According to its website, Nature’s Rancher products are exclusive to Whole Foods. However, not all WF stores carry all Nature’s Rancher products. The website advises checking with your local WF market’s meat manager for availability.
Whole Foods "Perfectly Plain" Unsalted Roast Chicken

Finally, I bought a Whole Foods hot, ready-to-eat roast chicken — Perfectly Plain. The chickens are supposed to be free from any salted injections, brines, or seasonings. I was shopping around noon, so by the time I got to the hot food section, most of the seasoned chickens were gone. Not a problem for me, though. I picked up a Perfectly Plain chicken, paid for all my purchases, and headed out to the car.

Even though the chickens were supposed to be salt free, I wanted to make sure for myself. So, once in the car, I opened the package, and tore off a leg. One bite confirmed that the chicken, was, indeed, salt free, and I drove straight home. No need to worry about that day’s lunch.

WF "Perfectly Plain" Unsalted Roast Chicken

Although the roast chicken was fairly small in comparison to the 4-5 pound birds I can get at the grocery store, we didn’t eat all of it in one sitting. The next day, I fixed chicken salad with some leftover breast meat. Plus, I saved the all the bones and skin, combined them with some chicken backs languishing in my freezer, and made broth in my electric pressure cooker. So, I sort of got my money’s worth.

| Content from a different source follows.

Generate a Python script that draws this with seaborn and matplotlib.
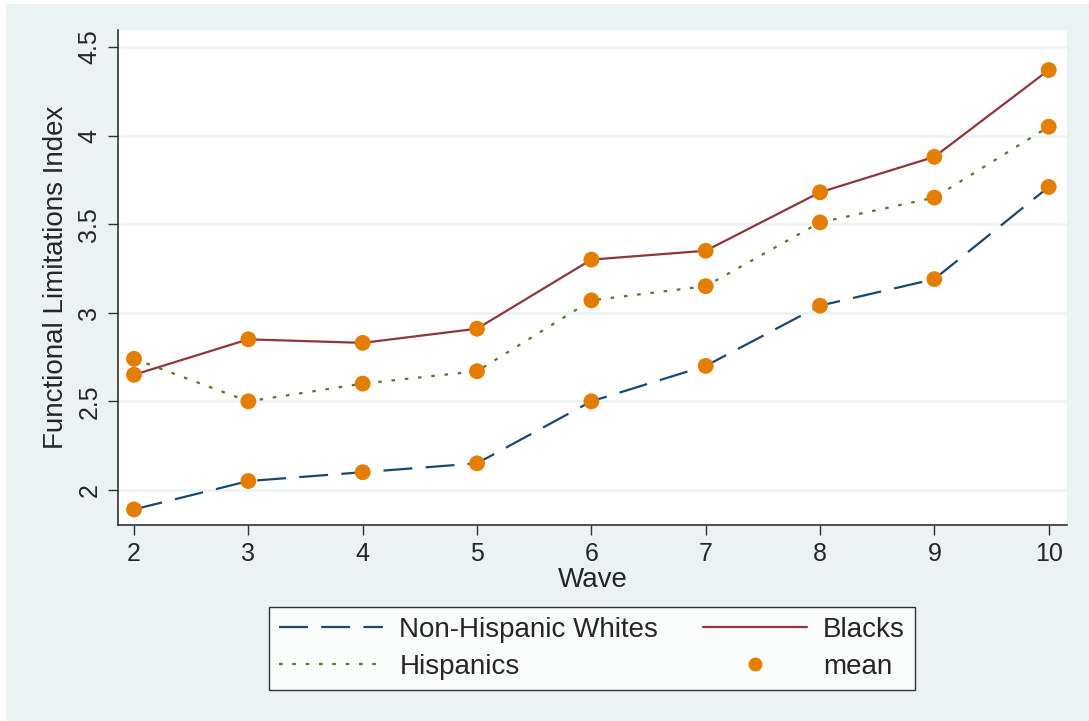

The judgment: The WF salt-free roast chicken tastes fine. However, my husband said he preferred my home-cooked roast chicken. Me too. After all, I season our roast chicken with various herbs and spices. Also, a WF bird is quite expensive. Stands to reason – It’s organic and the work is done for you. I can find salt free Foster Farms whole chickens at all my local grocery stores, and they’re often on sale for 79¢ - 99¢ a pound.

Would I buy one again? Probably only if I found myself in a similar situation –— It’s mealtime, I need to get home, and I don’t want to chance anything from the WF deli/salad bar section or stop at a restaurant on the way home.